Pacelli paints a promising but inevitably bleak portrait of their marriage. They wed in 1984 in leafy Chestnut Hill, Pa. They later resided in Reston, Va. They had a boy and girl born seven years apart. In 2012, their 28th year of marriage, things fell apart and the couple separated.

Before that, her counterclaim insisted, she was willing to work things out with Miller despite his affairs as long as he was willing to “recommit to the marriage.” Sadly, she said, he was not.

Miller responded with a counterclaim. He came clean about an “intimate relationship” with White in the mid-90s, about a decade into their marriage. He also admitted a “romantic relationship with Sharon Virts in 2013,” but insisted it happened a year after the couple separated. He denied any shenanigans with escorts. He denied that either of his affairs contributed to the collapse of their marriage.

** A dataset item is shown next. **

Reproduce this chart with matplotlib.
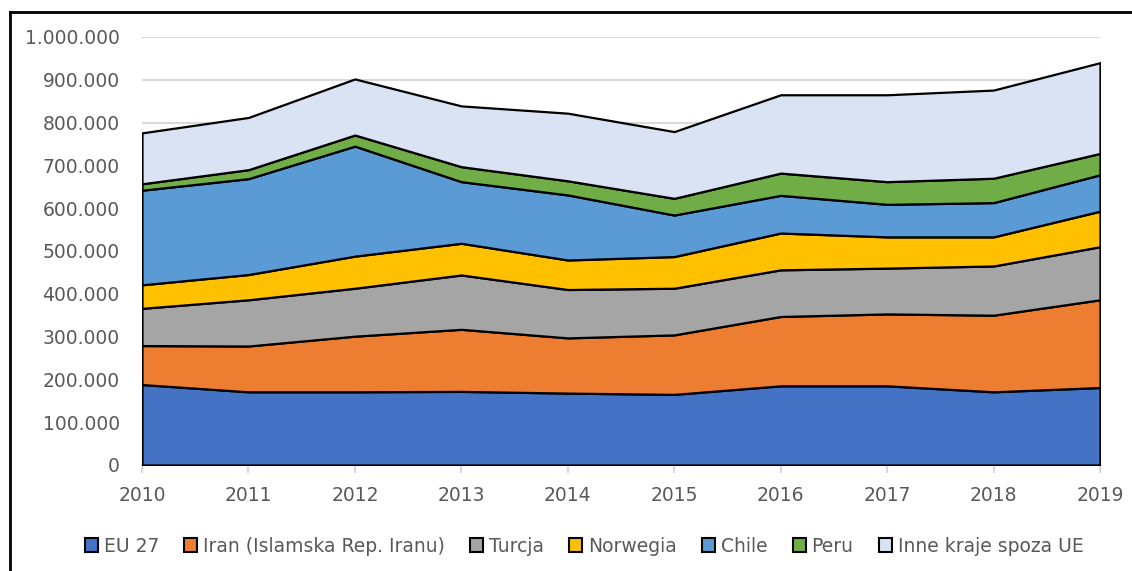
import matplotlib
matplotlib.use("Agg")
import matplotlib.pyplot as plt
from matplotlib.lines import Line2D
from matplotlib.patches import Patch
from matplotlib.ticker import FuncFormatter, MultipleLocator

years = [2010, 2011, 2012, 2013, 2014, 2015, 2016, 2017, 2018, 2019]
labels = ["EU 27", "Iran (Islamska Rep. Iranu)", "Turcja", "Norwegia", "Chile", "Peru", "Inne kraje spoza UE"]
eu27 = [188000, 171000, 171000, 172000, 168000, 165000, 185000, 185000, 171000, 181000]
iran = [91000, 107000, 130000, 145000, 129000, 139000, 162000, 168000, 179000, 205000]
turcja = [87000, 108000, 112000, 127000, 113000, 109000, 109000, 107000, 115000, 124000]
norwegia = [55000, 59000, 75000, 74000, 69000, 74000, 86000, 73000, 68000, 83000]
chile = [221000, 224000, 257000, 144000, 152000, 97000, 88000, 76000, 80000, 85000]
peru = [15000, 21000, 26000, 35000, 33000, 39000, 52000, 53000, 57000, 50000]
inne = [119000, 122000, 131000, 142000, 158000, 156000, 183000, 203000, 206000, 212000]

colors = ["#4472C4", "#ED7D31", "#A5A5A5", "#FFC000", "#5B9BD5", "#70AD47", "#DAE3F3"]

fig = plt.figure(figsize=(11.32, 5.71), dpi=100)
ax = fig.add_axes([142/1132, 1-465/571, (1100-142)/1132, (465-37)/571])

series = [eu27, iran, turcja, norwegia, chile, peru, inne]
ax.stackplot(years, *series, colors=colors, edgecolor="black", linewidth=1.6, zorder=3)

ax.set_xlim(2010, 2019)
ax.set_ylim(0, 1000000)
ax.yaxis.set_major_locator(MultipleLocator(100000))
ax.yaxis.set_major_formatter(FuncFormatter(lambda v, p: f"{int(v):,}".replace(",", ".")))
ax.set_xticks(years)
ax.grid(axis="y", color="#D9D9D9", linewidth=1.5, zorder=0)
ax.set_axisbelow(True)
for s in ["top", "right", "left"]:
    ax.spines[s].set_visible(False)
ax.spines["bottom"].set_color("#D9D9D9")
ax.spines["bottom"].set_linewidth(1.5)
ax.tick_params(axis="y", length=0, pad=16, labelsize=13.5, labelcolor="#595959")
ax.tick_params(axis="x", length=6, width=1.5, color="#D9D9D9", pad=9, labelsize=13.5, labelcolor="#595959")

handles = [Patch(facecolor=c, edgecolor="black", linewidth=1.5) for c in colors]
fig.legend(handles, labels, loc="center", bbox_to_anchor=(584/1132, 1-546/571), ncol=7,
           frameon=False, fontsize=13.5, handlelength=0.7, handleheight=0.7,
           handletextpad=0.3, columnspacing=1.35, labelcolor="#595959")

x0 = 10/1132
y0 = 1 - 12/571
fig.add_artist(Line2D([x0, 1.05], [y0, y0], transform=fig.transFigure, color="black", linewidth=2))
fig.add_artist(Line2D([x0, x0], [-0.05, y0], transform=fig.transFigure, color="black", linewidth=2))

fig.savefig("out.png", dpi=100)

Miller’s divorce is still pending.

The State Department appears to have an ongoing problem with scandalous sex.

In February, 2015, a 44-year-old Daniel Rosen, a male senior State Department official in charge of counter terrorism and violent extremism, was arrested for soliciting sex from a  minor. According to a CBS report, he was was busted after exchanging messages with an undercover detective.

In June, 2014, CBS reported that a U.S. ambassador had solicited a prostitute in a public park. In October, 2014, reports surfaced that State Department managers had stifled the investigation of prostitution solicitation by American diplomats. At the time, GOP lawmakers considered a congressional probe.